Performance & drive
What it’s like to drive, and how quiet it is
Engine, 0-60mph and gearbox
Predictably, the 114bhp 30 TDI diesel needs to be worked quite hard, while the 148bhp 35 TDI is noticeably stronger and proves particularly relaxed on motorway runs.
The 148bhp 35 TFSI petrol, though, is our pick of the range. It’s cheaper than the 35 TDI but still offers strong performance throughout the rev range.
While the automatic gearboxes in some modern Audis can be annoyingly hesitant when you’re trying to accelerate briskly away from a standstill, this isn’t an issue in the A3 Saloon.
Suspension and ride comfort
The suspension you’ll find under your A3 depends on its engine and the badge on the bootlid. Lower-powered models (with less than 148bhp and the number 30 in their name) have a less sophisticated rear suspension setup than the more powerful versions (badged with a 35).
If you go for an S line model, you also get lowered, firmer suspension by default, although reverting to the standard setup is a no-cost option. And in some countries (although not the UK) there’s also the option of adaptive suspension, which allows you to stiffen and soften the ride at the touch of a button.
Unfortunately, so far we've only been able to try that adaptive setup, with it mostly striking a fine balance between comfort and control when left in its Automatic setting. However, it’s not perfect, letting the car fidget about a bit, particularly between speeds of about 40 and 50mph. Switching to Comfort or Sport mode doesn’t cure the problem or make a dramatic difference to the way the car rides.
Like Audi’s bigger A4, the A3 Saloon has loads of grip, and handles predictably and securely, while the sportier S line suspension setup is only likely to improve its agility (albeit at the expense of some comfort).
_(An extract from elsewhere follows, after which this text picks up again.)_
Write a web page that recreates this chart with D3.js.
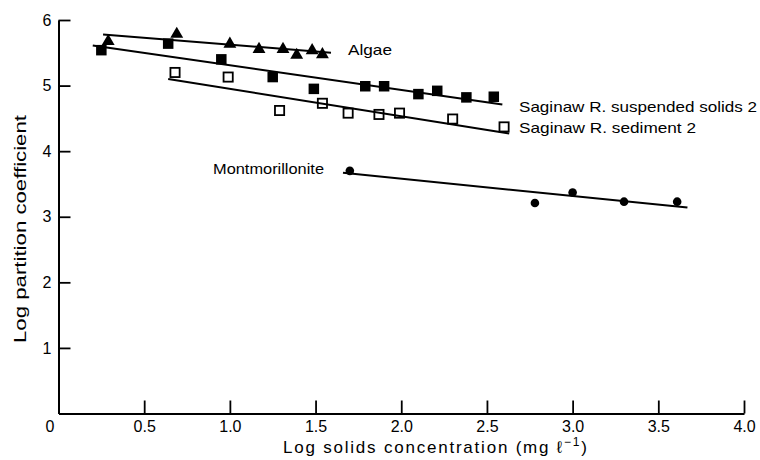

You can change the weighting by engaging Sport mode, but the extra heft that this brings feels unnatural. Ultimately, then, there are better driver’s cars in the executive saloon class, but the A3 is always pleasant.
Noise and vibration
All of the engines are impressively quiet most of the time, but the fact that you need to work the 30 TDI diesel harder than the more powerful alternatives makes it the first to show signs of strain.
The automatic gearbox can also flare the revs of the 35 TFSI petrol engine at times. And while the diesels are easy to drive smoothly, the mild hybrid system of the 35 TFSI (which harnesses the energy that would usually be wasted during braking) gives its brake pedal a staged feel; it’s initially unresponsive, then bites a little abruptly.
The A3 Saloon lets in less suspension noise than the Mercedes A-Class Saloon, but road noise can be quite noticeable at higher speeds – the A4 and 3 Series both cruise more serenely.